### GIVEN TASK:
Quote the records exactly, starting at the first line and stopping after the line with "(gsp) at (390,437)"; skip the pictures.

[Records with drawing code]
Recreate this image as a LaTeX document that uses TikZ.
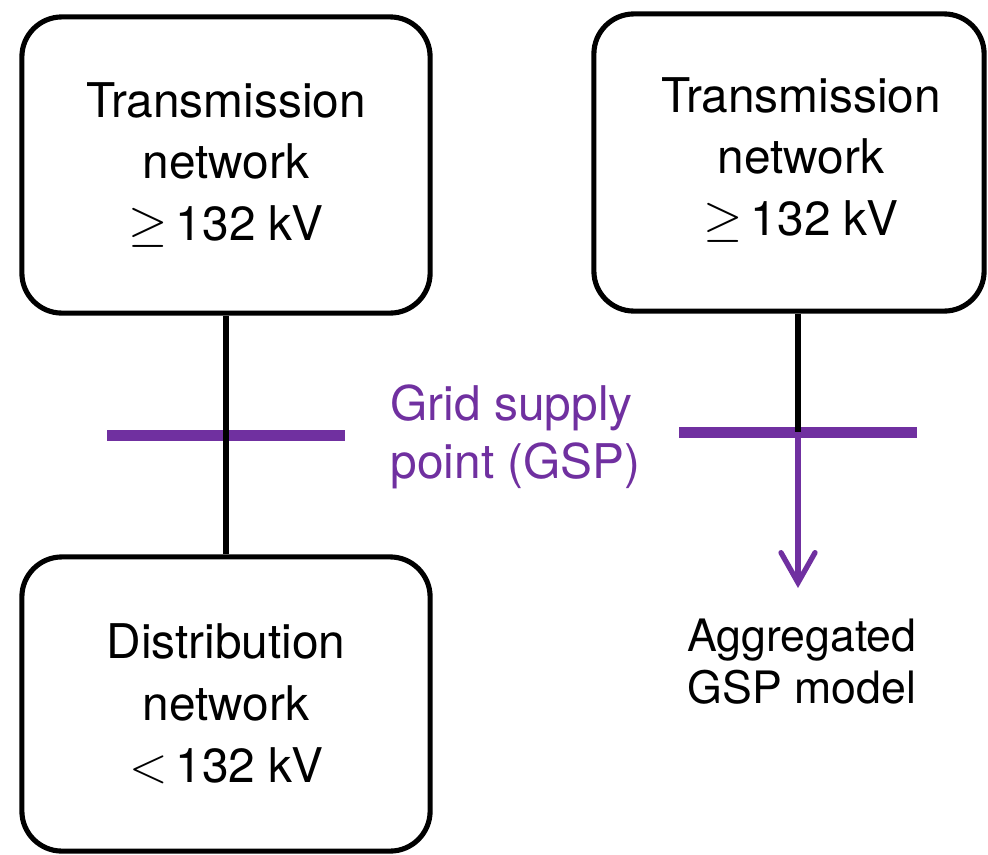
\documentclass[tikz,border=0pt]{standalone}
\usepackage{fontspec}
\setmainfont{TeX Gyre Heros}
\usetikzlibrary{arrows.meta,positioning}

\definecolor{gsppurple}{RGB}{112,48,160}

\tikzset{
  netbox/.style={draw=black, line width=1.45pt, rounded corners=0.4cm, inner sep=0pt,
    align=center, font=\fontsize{13.6}{17.6}\selectfont},
  busbar/.style={fill=gsppurple, draw=none, inner sep=0pt, minimum width=2.38cm, minimum height=0.11cm},
  link/.style={line width=1.45pt, black},
  feed/.style={line width=1.5pt, gsppurple, -{Straight Barb[length=0.3cm, width=0.34cm, line cap=round, line width=1.5pt]}}
}

\begin{document}
\begin{tikzpicture}[x=0.01cm, y=-0.01cm]
  \useasboundingbox (0,0) rectangle (988,854);

  % Boxes
  \node[netbox, minimum width=4.08cm, minimum height=2.96cm] (tnL) at (226,165)
    {Transmission\\network\\$\geq$\,132 kV};
  \node[netbox, minimum width=4.08cm, minimum height=2.94cm] (dnL) at (226,704)
    {Distribution\\network\\$<$\,132 kV};
  \node[netbox, minimum width=3.90cm, minimum height=2.97cm] (tnR) at (789,162.5) {};
  \node[align=center, inner sep=0pt, font=\fontsize{13.6}{17.6}\selectfont] (tnRtext) at (801,160)
    {Transmission\\network\\$\geq$\,132 kV};

  % Grid supply points
  \node[busbar] (busL) at (226,435.5) {};
  \node[busbar] (busR) at (798,432) {};
  \node[align=left, anchor=west, inner sep=0pt, text=gsppurple, font=\fontsize{13.6}{16.5}\selectfont]
    (gsp) at (390,437) {Grid supply\\point (GSP)};

  % Connectors
  \draw[link] (tnL.south) -- (dnL.north);
  \draw[link] (tnR.south -| busR.center) -- (busR.center);
  \coordinate (aggTip) at (798,588);
  \draw[feed] (busR.center) -- (aggTip);

  % Aggregated model
  \node[align=center, inner sep=0pt, font=\fontsize{12.7}{14.8}\selectfont] (agg) at (802,662)
    {Aggregated\\GSP model};
\end{tikzpicture}
\end{document}
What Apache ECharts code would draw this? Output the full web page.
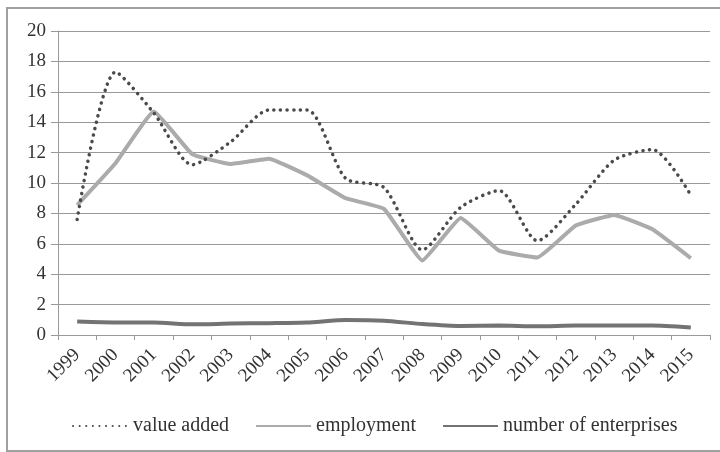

### FINISHED ANSWER:
Recreate this image as a LaTeX document that uses TikZ.
\documentclass[tikz,border=0pt]{standalone}
\usepackage{fontspec}
\setmainfont{TeX Gyre Heros}
\usetikzlibrary{arrows.meta,positioning}

\definecolor{gsppurple}{RGB}{112,48,160}

\tikzset{
  netbox/.style={draw=black, line width=1.45pt, rounded corners=0.4cm, inner sep=0pt,
    align=center, font=\fontsize{13.6}{17.6}\selectfont},
  busbar/.style={fill=gsppurple, draw=none, inner sep=0pt, minimum width=2.38cm, minimum height=0.11cm},
  link/.style={line width=1.45pt, black},
  feed/.style={line width=1.5pt, gsppurple, -{Straight Barb[length=0.3cm, width=0.34cm, line cap=round, line width=1.5pt]}}
}

\begin{document}
\begin{tikzpicture}[x=0.01cm, y=-0.01cm]
  \useasboundingbox (0,0) rectangle (988,854);

  % Boxes
  \node[netbox, minimum width=4.08cm, minimum height=2.96cm] (tnL) at (226,165)
    {Transmission\\network\\$\geq$\,132 kV};
  \node[netbox, minimum width=4.08cm, minimum height=2.94cm] (dnL) at (226,704)
    {Distribution\\network\\$<$\,132 kV};
  \node[netbox, minimum width=3.90cm, minimum height=2.97cm] (tnR) at (789,162.5) {};
  \node[align=center, inner sep=0pt, font=\fontsize{13.6}{17.6}\selectfont] (tnRtext) at (801,160)
    {Transmission\\network\\$\geq$\,132 kV};

  % Grid supply points
  \node[busbar] (busL) at (226,435.5) {};
  \node[busbar] (busR) at (798,432) {};
  \node[align=left, anchor=west, inner sep=0pt, text=gsppurple, font=\fontsize{13.6}{16.5}\selectfont]
    (gsp) at (390,437) {Grid supply\\point (GSP)};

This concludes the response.